Diyarbakir valisini kutluyorum burdan, senelere mahkum olmak icin yargilanan kucuk cocuklar ve Huseyin Uzmez gibi cezasini cekmeyen, hatta ona hakaret edenlerin mahkemede surundugu bir adaletsizlikte cocuklari para cezasina tabi tutuyor sayin vali. O cocuklar cocuklar... O cocuklar masum ve sucsuzlar, adaletin isledigi, suclunun yargilanabildigi, yarginin bagimsiz oldugu bir Turkiye temennisiz bitiremeyecgim yaziyi. Umarim gun gelir gazete yazilarini, mahkeme kararlarini tuylerimiz diken diken olmadan okuyabiliriz.

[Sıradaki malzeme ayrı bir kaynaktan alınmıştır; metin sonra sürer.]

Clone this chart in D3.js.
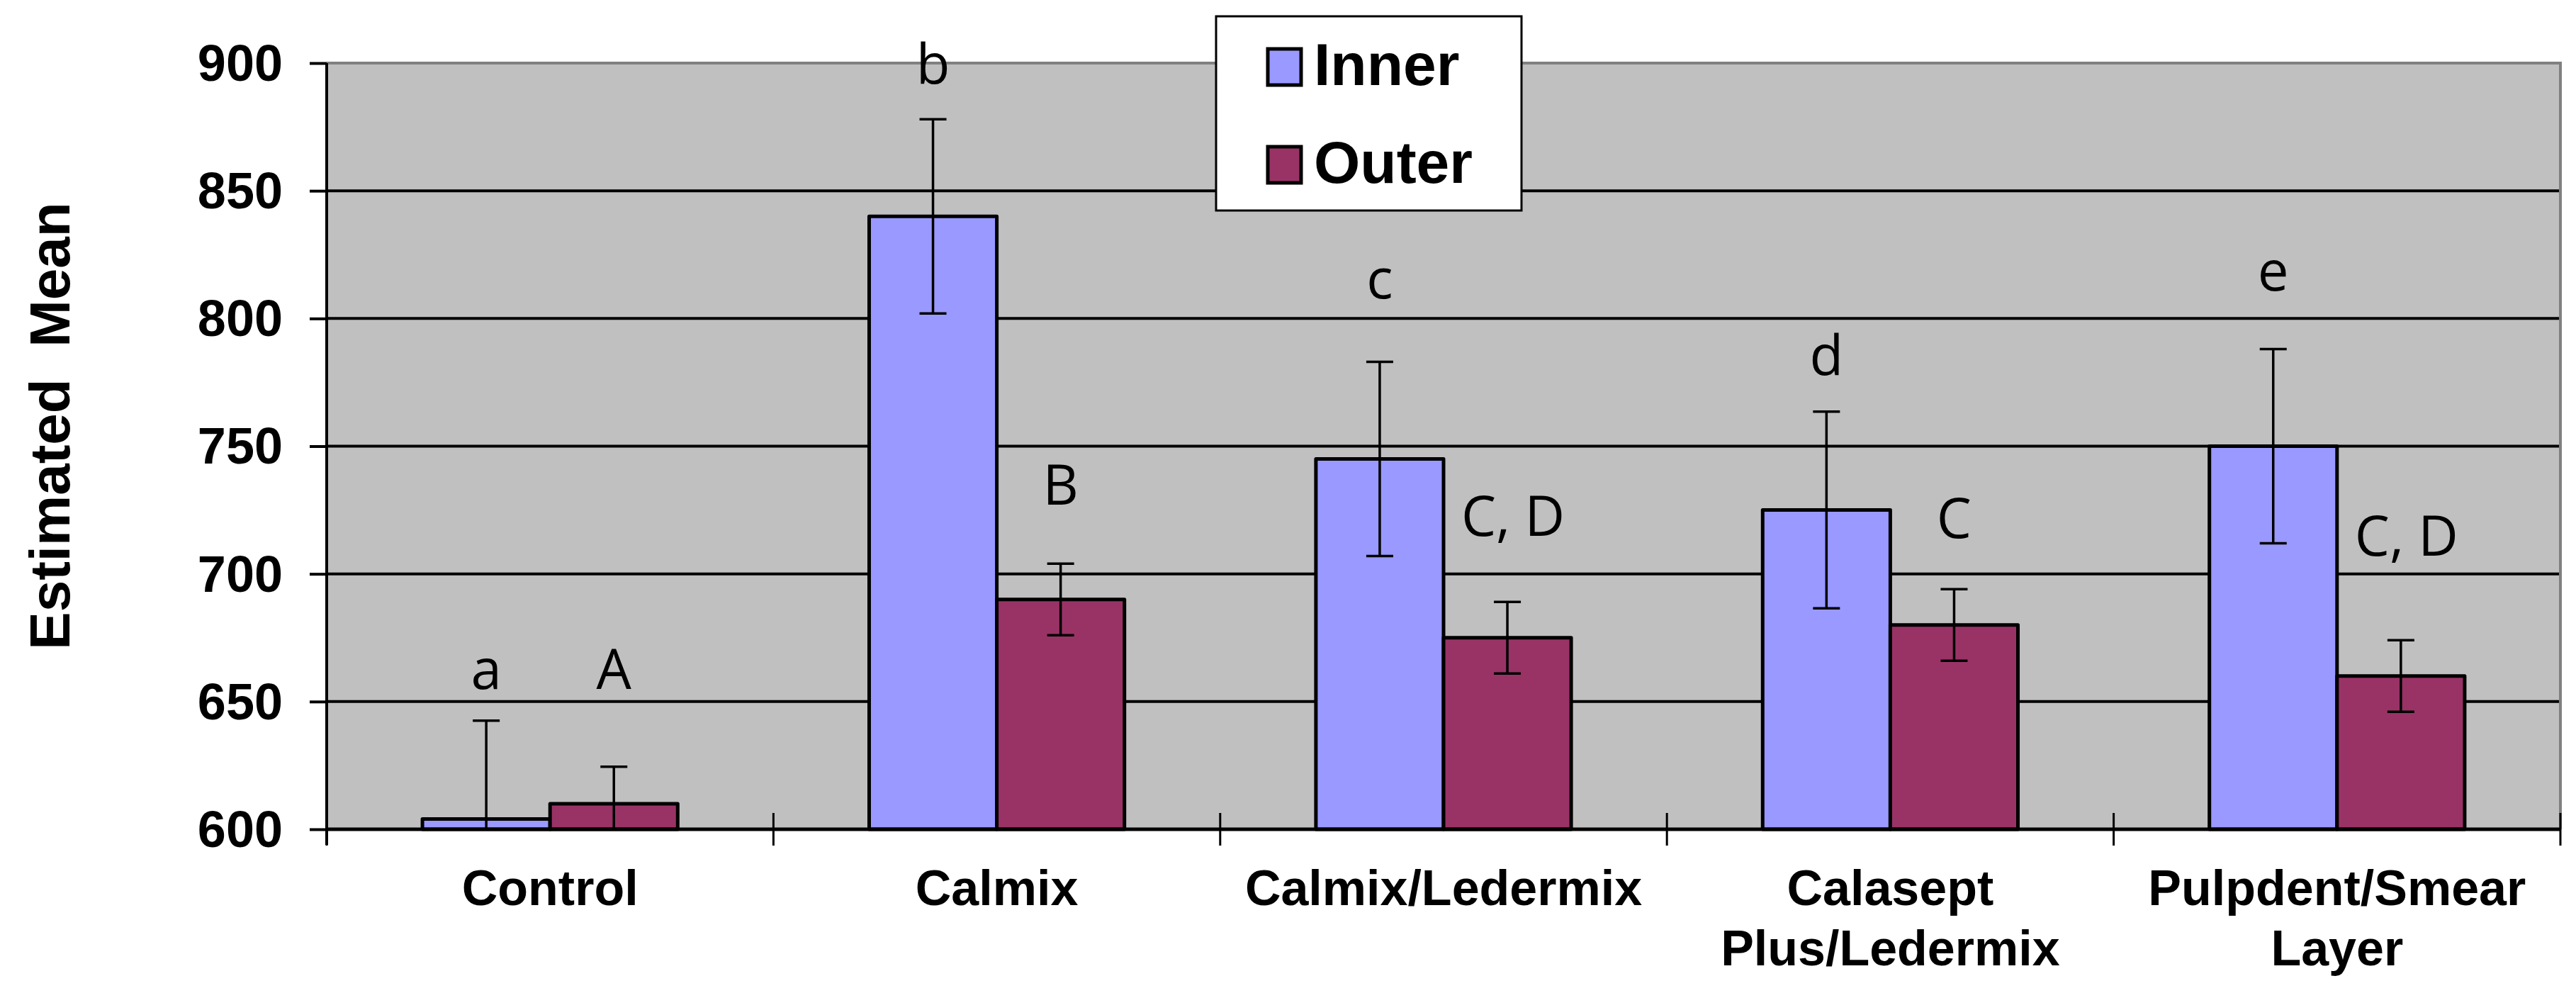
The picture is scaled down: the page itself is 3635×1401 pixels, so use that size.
<!DOCTYPE html>
<html>
<head>
<meta charset="utf-8">
<script src="https://cdn.jsdelivr.net/npm/d3@7"></script>
<style>
  html, body { margin: 0; padding: 0; background: #ffffff; }
  svg { display: block; }
</style>
</head>
<body>
<svg id="chart" width="3635" height="1401"></svg>
<script>
// ---------- data ----------
const categories = ["Control", "Calmix", "Calmix/Ledermix", "Calasept Plus/Ledermix", "Pulpdent/Smear Layer"];
const categoryLines = [["Control"], ["Calmix"], ["Calmix/Ledermix"], ["Calasept", "Plus/Ledermix"], ["Pulpdent/Smear", "Layer"]];
const seriesNames = ["Inner", "Outer"];
const innerValues = [604, 840, 745, 725, 750];
const outerValues = [610, 690, 675, 680, 660];
const innerErrors = [38.5, 38, 38, 38.5, 38];
const outerErrors = [14.5, 14, 14, 14, 14];
const innerLetters = ["a", "b", "c", "d", "e"];
const outerLetters = ["A", "B", "C, D", "C", "C, D"];
const innerLetterAt = [655, 892, 808, 778, 811];
const outerLetterAt = [655, 727, 715, 714, 707];
const yTicks = [600, 650, 700, 750, 800, 850, 900];
const yTitle = "Estimated  Mean";

// ---------- layout ----------
const plot = { left: 461, right: 3613, top: 89, bottom: 1170 };
const colors = { Inner: "#9999FF", Outer: "#993366" };
const svg = d3.select("#chart");

const y = d3.scaleLinear().domain([600, 900]).range([plot.bottom, plot.top]);
const x0 = d3.scaleBand().domain(categories).range([plot.left, plot.right]).paddingInner(0).paddingOuter(0);
const x1 = d3.scaleBand().domain(seriesNames).range([0, x0.bandwidth()]).paddingInner(0).paddingOuter(0.75);

const rows = categories.map((c, i) => ({
  cat: c,
  vals: [
    { s: "Inner", v: innerValues[i], e: innerErrors[i], l: innerLetters[i], la: innerLetterAt[i] },
    { s: "Outer", v: outerValues[i], e: outerErrors[i], l: outerLetters[i], la: outerLetterAt[i] }
  ]
}));

// plot background
svg.append("rect")
  .attr("x", plot.left).attr("y", plot.top)
  .attr("width", plot.right - plot.left).attr("height", plot.bottom - plot.top)
  .attr("fill", "#C0C0C0");

// grid lines
svg.append("g")
  .selectAll("line")
  .data(yTicks.filter(t => t > 600 && t < 900))
  .join("line")
  .attr("x1", plot.left).attr("x2", plot.right)
  .attr("y1", d => y(d)).attr("y2", d => y(d))
  .attr("stroke", "#000").attr("stroke-width", 4);

// top & right border (gray)
svg.append("path")
  .attr("d", `M${plot.left},${y(900)}H${plot.right}V${plot.bottom}`)
  .attr("fill", "none").attr("stroke", "#808080").attr("stroke-width", 4);

// clip for error bars
svg.append("clipPath").attr("id", "plotclip")
  .append("rect")
  .attr("x", plot.left).attr("y", 0)
  .attr("width", plot.right - plot.left).attr("height", plot.bottom);

// bars
const groups = svg.append("g").selectAll("g")
  .data(rows).join("g")
  .attr("transform", d => `translate(${x0(d.cat)},0)`);

groups.selectAll("rect")
  .data(d => d.vals).join("rect")
  .attr("x", d => x1(d.s))
  .attr("y", d => y(d.v))
  .attr("width", x1.bandwidth())
  .attr("height", d => y(600) - y(d.v))
  .attr("fill", d => colors[d.s])
  .attr("stroke", "#000").attr("stroke-width", 5)
  .attr("stroke-linejoin", "round");

// error bars
const eb = svg.append("g").attr("clip-path", "url(#plotclip)")
  .selectAll("g").data(rows).join("g")
  .attr("transform", d => `translate(${x0(d.cat)},0)`);

const capW = 38;
eb.selectAll("path")
  .data(d => d.vals).join("path")
  .attr("d", d => {
    const cx = x1(d.s) + x1.bandwidth() / 2;
    const yt = y(d.v + d.e), yb = y(d.v - d.e);
    let p = `M${cx},${yt}V${yb}M${cx - capW / 2},${yt}H${cx + capW / 2}`;
    if (d.v - d.e >= 600) p += `M${cx - capW / 2},${yb}H${cx + capW / 2}`;
    return p;
  })
  .attr("fill", "none").attr("stroke", "#000").attr("stroke-width", 3.5);

// significance letters
groups.selectAll("text")
  .data(d => d.vals).join("text")
  .attr("x", d => x1(d.s) + x1.bandwidth() / 2 + (d.l.length > 1 ? 8 : 0))
  .attr("y", d => y(d.la))
  .attr("text-anchor", "middle")
  .attr("font-family", "'Open Sans', 'Noto Sans', sans-serif")
  .attr("font-size", 78)
  .attr("fill", "#000")
  .text(d => d.l);

// y axis
const yAxis = svg.append("g")
  .attr("transform", `translate(${plot.left},0)`)
  .call(d3.axisLeft(y).tickValues(yTicks).tickSize(24).tickPadding(38).tickFormat(d3.format("d")));
yAxis.select(".domain").attr("stroke", "#000").attr("stroke-width", 4)
  .attr("d", `M0,${plot.top}V${plot.bottom + 22}`);
yAxis.selectAll(".tick line").attr("stroke", "#000").attr("stroke-width", 4);
yAxis.selectAll(".tick text")
  .attr("font-family", "'Liberation Sans', Arial, sans-serif")
  .attr("font-weight", "bold")
  .attr("font-size", 72)
  .attr("fill", "#000")
  .attr("dy", "0.34em");

// x axis
const xBoundaries = categories.map(c => x0(c)).concat([plot.right]);
svg.append("line")
  .attr("x1", plot.left).attr("x2", plot.right)
  .attr("y1", plot.bottom).attr("y2", plot.bottom)
  .attr("stroke", "#000").attr("stroke-width", 5);
svg.append("g").selectAll("line")
  .data(xBoundaries).join("line")
  .attr("x1", d => d).attr("x2", d => d)
  .attr("y1", plot.bottom - 23).attr("y2", plot.bottom + 23)
  .attr("stroke", "#000").attr("stroke-width", 3);

// category labels
const catLabels = svg.append("g").selectAll("text")
  .data(categories).join("text")
  .attr("x", d => x0(d) + x0.bandwidth() / 2)
  .attr("y", 1277)
  .attr("text-anchor", "middle")
  .attr("font-family", "'Liberation Sans', Arial, sans-serif")
  .attr("font-weight", "bold")
  .attr("font-size", 70)
  .attr("fill", "#000");
catLabels.selectAll("tspan")
  .data((d, i) => categoryLines[i]).join("tspan")
  .attr("x", function () { return d3.select(this.parentNode).attr("x"); })
  .attr("dy", (d, i) => i === 0 ? 0 : 85)
  .text(d => d);

// y title
svg.append("text")
  .attr("transform", `translate(98,601) rotate(-90)`)
  .attr("text-anchor", "middle")
  .attr("font-family", "'Liberation Sans', Arial, sans-serif")
  .attr("font-weight", "bold")
  .attr("font-size", 80)
  .style("white-space", "pre")
  .attr("fill", "#000")
  .text(yTitle);

// legend
const lg = svg.append("g").attr("transform", "translate(1716,23)");
lg.append("rect")
  .attr("width", 431).attr("height", 274)
  .attr("fill", "#fff").attr("stroke", "#000").attr("stroke-width", 3);
const li = lg.selectAll("g.item").data(seriesNames).join("g")
  .attr("class", "item")
  .attr("transform", (d, i) => `translate(0,${i * 138})`);
li.append("rect")
  .attr("x", 73).attr("y", 46).attr("width", 47).attr("height", 51)
  .attr("fill", d => colors[d]).attr("stroke", "#000").attr("stroke-width", 5);
li.append("text")
  .attr("x", 138).attr("y", 97)
  .attr("font-family", "'Liberation Sans', Arial, sans-serif")
  .attr("font-weight", "bold")
  .attr("font-size", 84)
  .attr("fill", "#000")
  .text(d => d);
</script>
</body>
</html>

Baska bir arastirma dikkatimi cekti: “Seçkinler ve Sosyal Mesafe” araştırması
Araştırma, temmuz-aralık 2008 tarihleri arasında İstanbul, Ankara ve İzmir’den 18-25, 25-45 ve 45 yaş üstü yaş dilimlerinde 21’i kadın toplam kırk kişi ile görüşülerek yapılmış. Araştırmanın yapıldığı dönem, cumhurbaşkanlığı krizi, 367 kararı, 27 nisan muhtırası, AKP’nin 22 temmuz seçim zaferi, DTP’nin Meclis’e girmesi, sınırötesi operasyon kararının alınması, Hrant Dink cinayeti, Malatya Zirve Yayınevi Katliamı gibi siyasi yönden çalkantılı, toplumun kutuplaştığı bir süreci işaret ediyor.
Değişime ve toplumun dinamizmine kapalı hayat algısı, seçkinlerde var olan “Biz ve Onlar” ayrımının ana kaynağı. Bu bakışın temel nedeni prestijli okullarda eğitim görmüş olmaktan ziyade, 12 Eylül rejiminin milli eğitimi hoşgörüsüzlük ve ötekileştirme üzerine kuran ırkçı, milliyetçi zihniyetinin içselleştirilmesi olduğu belirtiliyor. Görüşmeciler, kendi hayat tarzlarına uygun ve yakın coğrafyalarda yaşayan azınlıklara romantik ama yüzeysel bir yakınlık beslerken, gayrimüslimlerin “görünmezliği” ve uğradıkları ayırımcılıkla yüzleşilmiyor. Çünkü azınlıklar azalan rekabet gücü ile bu kesim üzerinde endişe yaratmıyor. Kürtler ise, seçkinlerin nezdinde, hem yaşam tarzı, hem de sosyal çevre olarak, azınlıklara göre, çok daha yabancı. Kimlikler konusunda ikircikli, çelişkili duygular besleyen katılımcılar, Kürt sorununu komplo teorileriyle açıklamaya yatkın. Katılımcıların önemli bir bölümünde “askerî çözümün çözümsüzlüğü” konusunda görüş birliği var. Yaşam tarzına müdahale ve muhafazakârlaşma konusunda yaşanan büyük korku ise AKP ile ilişkilendiriliyor. Militan laiklik anlayışına sahip kesimler, AKP ve tabanının yükselişini devrimlerin başarısızlığı olarak görme eğiliminde; bu ise grupta özgüven kaybına neden oluyor.